If the MIME type resolves to image/*, the server sends a Telegram photo. Otherwise it sends a document. In most deployments, data_base64 is the safer default. The path input is intentionally disabled unless ACP_TELEGRAM_CHANNEL_ALLOW_PATH is enabled.

Schedule Tasks#

schedule_task stores a one-shot deferred follow-up for the current chat. It supports two styles of time input. For absolute times, the agent can pass run_at as an ISO timestamp with an explicit timezone offset. For relative requests such as “in 10 minutes” or “in 30 seconds”, the preferred form is a delay input like delay_minutes=10 or delay_seconds=30. That keeps the tool call simple and avoids making the agent compute a wall-clock timestamp for short delays.

A typical relative scheduling call looks like this:

schedule_task(
  mode="prompt_agent",
  delay_minutes=10,
  prompt_text="Check the PR again and tell me if there are new comments."
)

Session Routing#

Both attachment delivery and scheduling need to know which Telegram chat should receive the side effect. The MCP layer resolves that from a local state file maintained by the bot runtime.

AcpAgentService persists a session_id -> chat_id mapping, and the MCP server reads that mapping when a tool call arrives. If a tool call does not provide session_id, the server tries to infer it. The inference order is intentionally conservative: if there is only one active mapped session, it uses that; otherwise it tries the last active session remembered by the channel state. If neither rule produces a safe answer, the tool returns an explicit error rather than guessing.

This routing model is what allows an agent response such as “send me the screenshot” or “remind me in 20 minutes” to affect the same Telegram chat that originated the ACP session.

Why You May See Multiple Tool Calls#

One source of confusion during development is that Telegram may show more than one Tool call block for the same MCP tool during a single agent turn. That does not necessarily mean the side effect happened twice.

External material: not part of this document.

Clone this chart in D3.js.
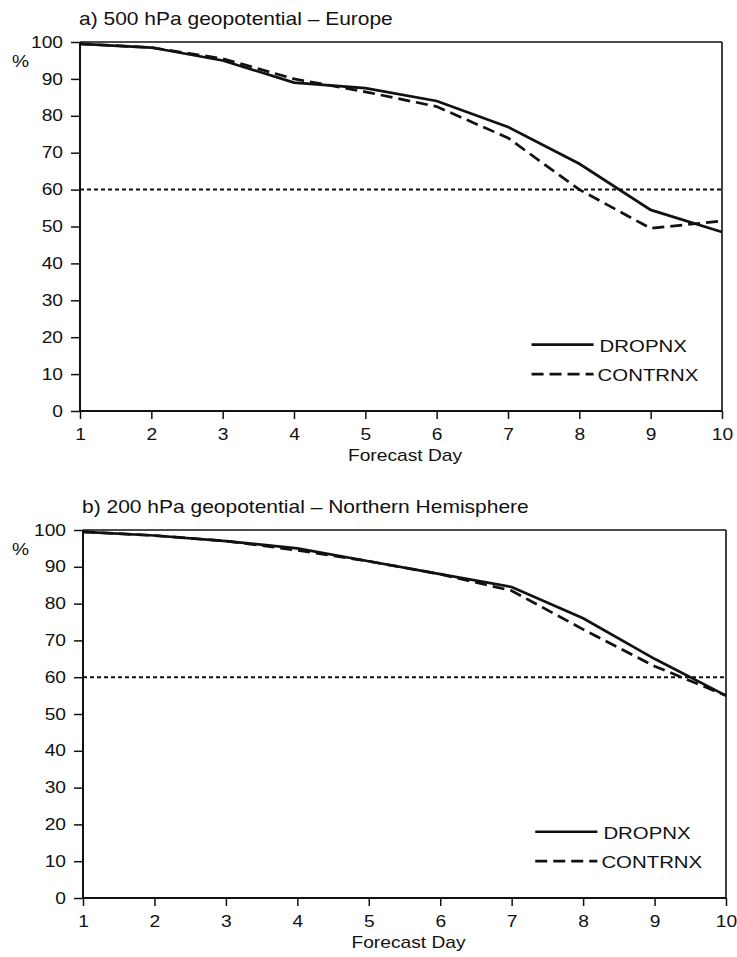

The agent is free to call a tool more than once while deciding parameters or retrying a failed attempt. For example, it may first try one shape of schedule_task and then retry with corrected arguments. The reliable source of truth is the underlying side effect itself. For deferred follow-ups, that source of truth is the row persisted in ACP_SCHEDULED_TASKS_DB. If only one task row was created, only one schedule survived.

Example Sequence#

The attachment flow is a good concrete example because it is short and easy to visualize:

        sequenceDiagram
    participant U as Telegram user
    participant B as Bot runtime
    participant A as ACP agent
    participant M as MCP telegram-channel
    participant T as Telegram Bot API

    U->>B: "Send me the generated screenshot"
    B->>A: ACP prompt
    A->>M: telegram_send_attachment(data_base64="...", name="artifact.png")
    M->>M: resolve session_id and chat_id
    M->>T: sendPhoto(chat_id, artifact.png)
    T-->>U: image delivered
    M-->>A: { ok: true, delivered_as: "photo" }
    A-->>B: final reply text
    B-->>U: confirmation message
    

Current Limits#

The MCP layer is intentionally small. It does not implement follow-up suggestion buttons yet, and multi-session ambiguity can still require an explicit session_id. That is a tradeoff in favor of predictable routing and debuggable behavior.